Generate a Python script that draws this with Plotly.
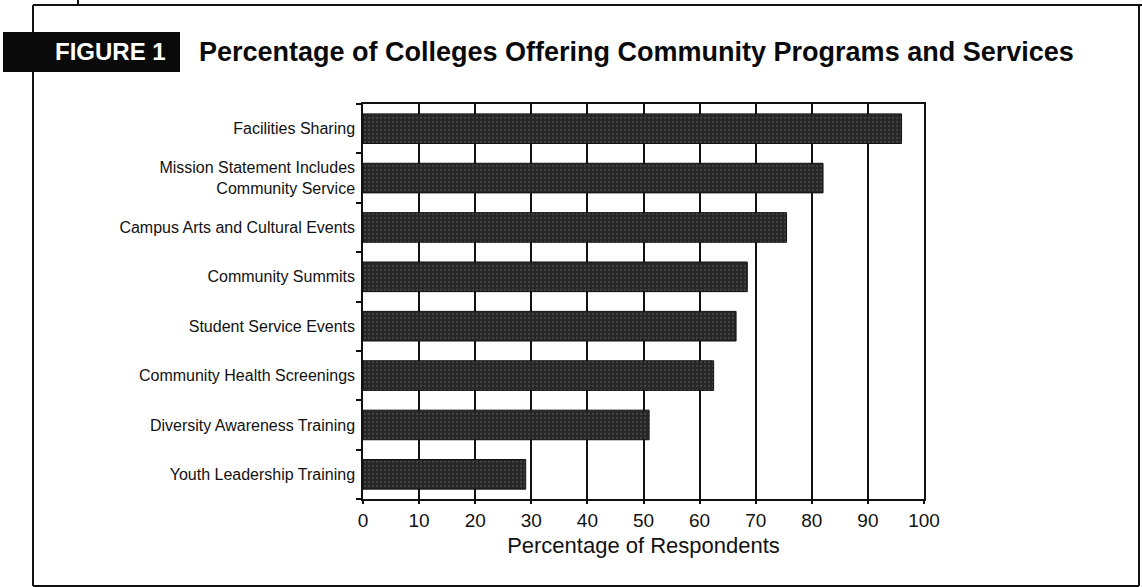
import plotly.graph_objects as go

# Survey results: share of colleges offering each program/service
programs = [
    "Facilities Sharing",
    "Mission Statement Includes<br>Community Service",
    "Campus Arts and Cultural Events",
    "Community Summits",
    "Student Service Events",
    "Community Health Screenings",
    "Diversity Awareness Training",
    "Youth Leadership Training",
]
percent = [96, 82, 75.5, 68.5, 66.5, 62.5, 51, 29]
x_ticks = [0, 10, 20, 30, 40, 50, 60, 70, 80, 90, 100]

W, H = 1142, 587
PL, PR, PT, PB = 363, 924, 104, 499  # plot-area box in pixels


def px(x):
    return (x - PL) / (PR - PL)


def py(y):
    return (PB - y) / (PB - PT)


fig = go.Figure(
    go.Bar(
        x=percent,
        y=programs,
        orientation="h",
        marker=dict(
            color="#2a2a2a",
            line=dict(color="#111111", width=1),
            pattern=dict(shape=".", fgcolor="#5e5e5e", bgcolor="#262626",
                         size=4, solidity=0.25),
        ),
        hoverinfo="x+y",
    )
)

fig.update_layout(
    width=W,
    height=H,
    margin=dict(l=PL, r=W - PR, t=PT, b=H - PB, pad=0),
    paper_bgcolor="white",
    plot_bgcolor="white",
    showlegend=False,
    bargap=0.4,
    font=dict(family="Liberation Sans, Arial, sans-serif", color="#111111"),
)

fig.update_xaxes(
    range=[0, 100],
    tickvals=x_ticks,
    ticktext=[str(v) for v in x_ticks],
    tickfont=dict(size=19, color="#111111"),
    ticks="outside",
    ticklen=3,
    tickwidth=1.5,
    tickcolor="#111111",
    showgrid=True,
    gridcolor="#111111",
    gridwidth=1.5,
    zeroline=False,
    showline=True,
    linecolor="#111111",
    linewidth=1.5,
    mirror=True,
    title=dict(text="Percentage of Respondents", font=dict(size=22, color="#111111"),
               standoff=8),
    fixedrange=True,
)

fig.update_yaxes(
    categoryorder="array",
    categoryarray=programs[::-1],
    tickfont=dict(size=16, color="#111111"),
    ticks="outside",
    tickson="boundaries",
    ticklen=5,
    tickwidth=1.5,
    tickcolor="#111111",
    ticklabelstandoff=3,
    showgrid=False,
    showline=True,
    linecolor="#111111",
    linewidth=1.5,
    mirror=True,
    fixedrange=True,
)

# Outer frame around the figure
frame = dict(type="line", xref="paper", yref="paper",
             line=dict(color="#111111", width=2), layer="above")
fig.add_shape(**frame, x0=px(33), x1=px(1142), y0=py(5), y1=py(5))
fig.add_shape(**frame, x0=px(33), x1=px(33), y0=py(5), y1=py(586))
fig.add_shape(**frame, x0=px(33), x1=px(1139), y0=py(586), y1=py(586))
fig.add_shape(**frame, x0=px(1139), x1=px(1139), y0=py(5), y1=py(586))
fig.add_shape(**frame, x0=px(78), x1=px(78), y0=py(0), y1=py(5))

# "FIGURE 1" tag
fig.add_shape(type="rect", xref="paper", yref="paper",
              x0=px(3), x1=px(180), y0=py(32), y1=py(72),
              fillcolor="#0a0a0a", line=dict(width=0), layer="above")
fig.add_annotation(xref="paper", yref="paper", x=px(168), y=py(52),
                   xanchor="right", yanchor="middle", showarrow=False,
                   text="<b>FIGURE 1</b>",
                   font=dict(size=24, color="white",
                             family="Liberation Sans, Arial, sans-serif"))

# Chart title
fig.add_annotation(xref="paper", yref="paper", x=px(197), y=py(52),
                   xanchor="left", yanchor="middle", showarrow=False,
                   text="<b>Percentage of Colleges Offering Community Programs and Services</b>",
                   font=dict(size=27, color="#0a0a0a",
                             family="Liberation Sans, Arial, sans-serif"))

fig.write_html("out.html", include_plotlyjs=True, config={"displayModeBar": False})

*TASK INSTRUCTIONS*: Make an exact reproduction of the listing above, without any pictures.

*FINAL RESULT*:
Generate a Python script that draws this with Plotly.
import plotly.graph_objects as go

# Survey results: share of colleges offering each program/service
programs = [
    "Facilities Sharing",
    "Mission Statement Includes<br>Community Service",
    "Campus Arts and Cultural Events",
    "Community Summits",
    "Student Service Events",
    "Community Health Screenings",
    "Diversity Awareness Training",
    "Youth Leadership Training",
]
percent = [96, 82, 75.5, 68.5, 66.5, 62.5, 51, 29]
x_ticks = [0, 10, 20, 30, 40, 50, 60, 70, 80, 90, 100]

W, H = 1142, 587
PL, PR, PT, PB = 363, 924, 104, 499  # plot-area box in pixels


def px(x):
    return (x - PL) / (PR - PL)


def py(y):
    return (PB - y) / (PB - PT)


fig = go.Figure(
    go.Bar(
        x=percent,
        y=programs,
        orientation="h",
        marker=dict(
            color="#2a2a2a",
            line=dict(color="#111111", width=1),
            pattern=dict(shape=".", fgcolor="#5e5e5e", bgcolor="#262626",
                         size=4, solidity=0.25),
        ),
        hoverinfo="x+y",
    )
)

fig.update_layout(
    width=W,
    height=H,
    margin=dict(l=PL, r=W - PR, t=PT, b=H - PB, pad=0),
    paper_bgcolor="white",
    plot_bgcolor="white",
    showlegend=False,
    bargap=0.4,
    font=dict(family="Liberation Sans, Arial, sans-serif", color="#111111"),
)

fig.update_xaxes(
    range=[0, 100],
    tickvals=x_ticks,
    ticktext=[str(v) for v in x_ticks],
    tickfont=dict(size=19, color="#111111"),
    ticks="outside",
    ticklen=3,
    tickwidth=1.5,
    tickcolor="#111111",
    showgrid=True,
    gridcolor="#111111",
    gridwidth=1.5,
    zeroline=False,
    showline=True,
    linecolor="#111111",
    linewidth=1.5,
    mirror=True,
    title=dict(text="Percentage of Respondents", font=dict(size=22, color="#111111"),
               standoff=8),
    fixedrange=True,
)

fig.update_yaxes(
    categoryorder="array",
    categoryarray=programs[::-1],
    tickfont=dict(size=16, color="#111111"),
    ticks="outside",
    tickson="boundaries",
    ticklen=5,
    tickwidth=1.5,
    tickcolor="#111111",
    ticklabelstandoff=3,
    showgrid=False,
    showline=True,
    linecolor="#111111",
    linewidth=1.5,
    mirror=True,
    fixedrange=True,
)

# Outer frame around the figure
frame = dict(type="line", xref="paper", yref="paper",
             line=dict(color="#111111", width=2), layer="above")
fig.add_shape(**frame, x0=px(33), x1=px(1142), y0=py(5), y1=py(5))
fig.add_shape(**frame, x0=px(33), x1=px(33), y0=py(5), y1=py(586))
fig.add_shape(**frame, x0=px(33), x1=px(1139), y0=py(586), y1=py(586))
fig.add_shape(**frame, x0=px(1139), x1=px(1139), y0=py(5), y1=py(586))
fig.add_shape(**frame, x0=px(78), x1=px(78), y0=py(0), y1=py(5))

# "FIGURE 1" tag
fig.add_shape(type="rect", xref="paper", yref="paper",
              x0=px(3), x1=px(180), y0=py(32), y1=py(72),
              fillcolor="#0a0a0a", line=dict(width=0), layer="above")
fig.add_annotation(xref="paper", yref="paper", x=px(168), y=py(52),
                   xanchor="right", yanchor="middle", showarrow=False,
                   text="<b>FIGURE 1</b>",
                   font=dict(size=24, color="white",
                             family="Liberation Sans, Arial, sans-serif"))

# Chart title
fig.add_annotation(xref="paper", yref="paper", x=px(197), y=py(52),
                   xanchor="left", yanchor="middle", showarrow=False,
                   text="<b>Percentage of Colleges Offering Community Programs and Services</b>",
                   font=dict(size=27, color="#0a0a0a",
                             family="Liberation Sans, Arial, sans-serif"))

fig.write_html("out.html", include_plotlyjs=True, config={"displayModeBar": False})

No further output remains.